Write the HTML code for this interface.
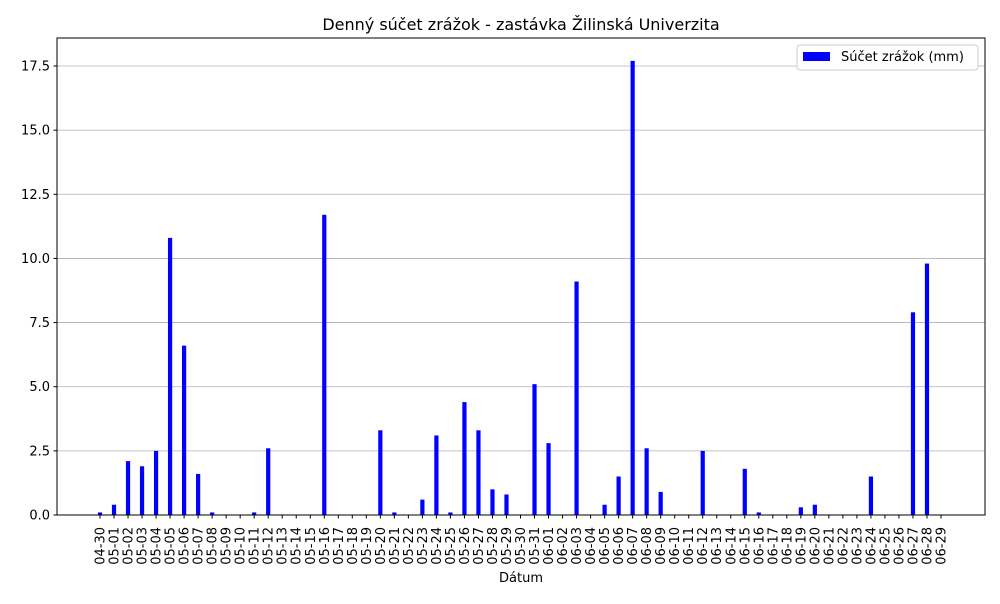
<!DOCTYPE html>
<html><head><meta charset="utf-8"><style>
body{margin:0;background:#fff;font-family:"DejaVu Sans","Liberation Sans",sans-serif;}
</style></head><body>
<svg width="1000" height="600" xmlns="http://www.w3.org/2000/svg" id="svg" font-family="DejaVu Sans, Liberation Sans, sans-serif"></svg>
<script>
const categories=["04-30","05-01","05-02","05-03","05-04","05-05","05-06","05-07","05-08","05-09","05-10","05-11","05-12","05-13","05-14","05-15","05-16","05-17","05-18","05-19","05-20","05-21","05-22","05-23","05-24","05-25","05-26","05-27","05-28","05-29","05-30","05-31","06-01","06-02","06-03","06-04","06-05","06-06","06-07","06-08","06-09","06-10","06-11","06-12","06-13","06-14","06-15","06-16","06-17","06-18","06-19","06-20","06-21","06-22","06-23","06-24","06-25","06-26","06-27","06-28","06-29"];
const rainfall=[0.1,0.4,2.1,1.9,2.5,10.8,6.6,1.6,0.1,0,0,0.1,2.6,0,0,0,11.7,0,0,0,3.3,0.1,0,0.6,3.1,0.1,4.4,3.3,1.0,0.8,0,5.1,2.8,0,9.1,0,0.4,1.5,17.7,2.6,0.9,0,0,2.5,0,0,1.8,0.1,0,0,0.3,0.4,0,0,0,1.5,0,0,7.9,9.8,0];
const yTicks=[0,2.5,5,7.5,10,12.5,15,17.5];
const yTickLabels=["0.0","2.5","5.0","7.5","10.0","12.5","15.0","17.5"];
const svg=document.getElementById('svg');const NS="http://www.w3.org/2000/svg";
const L=57,R=985,T=38,B=515;
const xs=i=>100+i*(941-100)/(categories.length-1);
const ys=v=>B-v*(B-66)/17.5;
function el(t,a,p){const e=document.createElementNS(NS,t);for(const k in a)e.setAttribute(k,a[k]);(p||svg).appendChild(e);return e;}
yTicks.forEach((v,i)=>{
 const g=el('line',{x1:L,x2:R,y1:ys(v),y2:ys(v),stroke:'#b0b0b0','stroke-width':0.8});
 
 
 const tk=el('line',{x1:L-3.5,x2:L,y1:ys(v),y2:ys(v),stroke:'#000'});
 
 
 const t=el('text',{x:L-7,y:ys(v)+4.5,'text-anchor':'end','font-size':13});
 t.textContent=yTickLabels[i];
 
 
});
rainfall.forEach((v,i)=>{
 const b=el('rect',{x:xs(i)-2.1,y:ys(v),width:4.2,height:B-ys(v),fill:'#0000ff'});
 
 
});
categories.forEach((c,i)=>{
 const tk=el('line',{x1:xs(i),x2:xs(i),y1:B,y2:B+3.5,stroke:'#000'});
 
 
 const t=el('text',{transform:`translate(${xs(i)+4.5},${B+12}) rotate(-90)`,'text-anchor':'end','font-size':13});
 t.textContent=c;
 
 
});
const fr=el('rect',{x:L,y:T,width:R-L,height:B-T,fill:'none',stroke:'#000','stroke-width':1});


const title=el('text',{x:521,y:30,'text-anchor':'middle','font-size':16});
title.textContent='Denný súčet zrážok - zastávka Žilinská Univerzita';


const xl=el('text',{x:521,y:582,'text-anchor':'middle','font-size':13});
xl.textContent='Dátum';


const lg=el('g',{});


el('rect',{x:797,y:45,width:181,height:25,fill:'#fff',stroke:'#ccc',rx:3},lg);
const sw=el('rect',{x:803,y:52,width:27,height:9,fill:'#0000ff'},lg);


const lt=el('text',{x:841,y:61,'font-size':13},lg);
lt.textContent='Súčet zrážok (mm)';


</script>
</body></html>
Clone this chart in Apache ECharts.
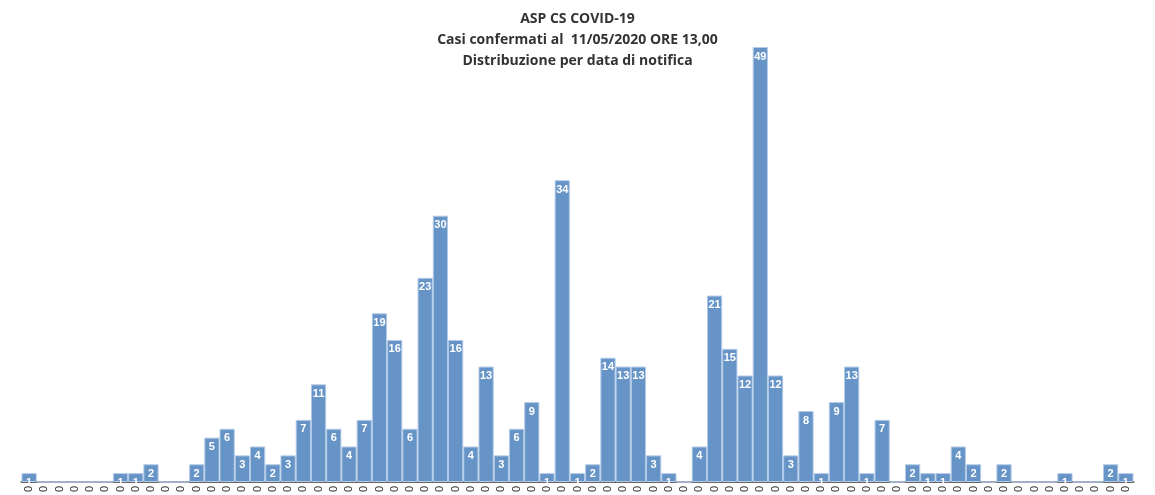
<!DOCTYPE html>
<html><head><meta charset="utf-8">
<script src="https://cdn.jsdelivr.net/npm/echarts@6/dist/echarts.min.js"></script>
<style>html,body{margin:0;padding:0;background:#fff}#c{width:1155px;height:495px}</style>
</head><body><div id="c"></div>
<script>
var titleLines = ["ASP CS COVID-19", "Casi confermati al  11/05/2020 ORE 13,00", "Distribuzione per data di notifica"];
var categories = ["0","0","0","0","0","0","0","0","0","0","0","0","0","0","0","0","0","0","0","0","0","0","0","0","0","0","0","0","0","0","0","0","0","0","0","0","0","0","0","0","0","0","0","0","0","0","0","0","0","0","0","0","0","0","0","0","0","0","0","0","0","0","0","0","0","0","0","0","0","0","0","0","0"];
var values = [1,0,0,0,0,0,1,1,2,0,0,2,5,6,3,4,2,3,7,11,6,4,7,19,16,6,23,30,16,4,13,3,6,9,1,34,1,2,14,13,13,3,1,0,4,21,15,12,49,12,3,8,1,9,13,1,7,0,2,1,1,4,2,0,2,0,0,0,1,0,0,2,1];

var chart = echarts.init(document.getElementById('c'));
chart.setOption({
  animation: false,
  title: {
    text: titleLines.join('\n'),
    left: 'center', top: 4,
    textStyle: {fontFamily: 'Open Sans', fontWeight: 'bold', fontSize: 14, color: '#333', lineHeight: 21}
  },
  grid: {left: 21.5, right: 21.5, top: 47, bottom: 13, containLabel: false, outerBoundsMode: 'none'},
  xAxis: {
    type: 'category', data: categories,
    axisLine: {lineStyle: {color: '#666', width: 2}},
    axisTick: {show: false},
    axisLabel: {rotate: 90, interval: 0, color: '#333', fontFamily: 'Liberation Sans', fontSize: 11, margin: 4}
  },
  yAxis: {type: 'value', min: 0, max: 49, show: false, splitLine: {show: false}},
  series: [{
    type: 'bar', data: values, barCategoryGap: 0, barGap: 0,
    itemStyle: {color: '#6794c6', borderColor: '#b3cbe8', borderWidth: 1},
    label: {
      show: true, position: 'insideTop', distance: 4, color: '#fff', fontWeight: 'bold',
      fontFamily: 'Liberation Sans', fontSize: 11,
      formatter: function(p){ return p.value === 0 ? '' : p.value; }
    }
  }]
});
</script></body></html>
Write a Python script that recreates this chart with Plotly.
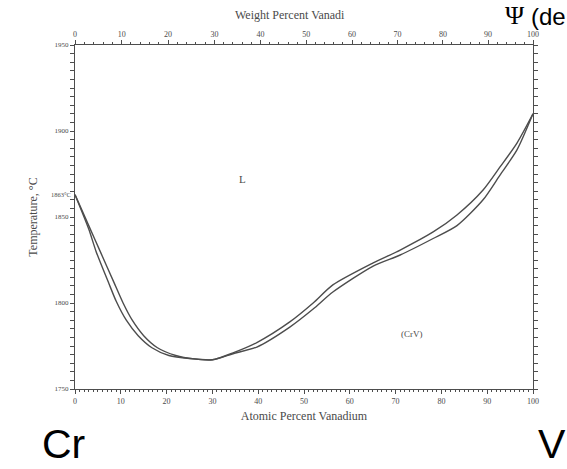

__________________________________________________

» **PROBLEM TO WORK ON**
Take each line of the material that contains the word "this" and list it.

» **EXERCISE SOLUTION**
Write the HTML code for this interface.
Clone this chart in Apache ECharts.
Write a Python script that recreates this chart with Plotly.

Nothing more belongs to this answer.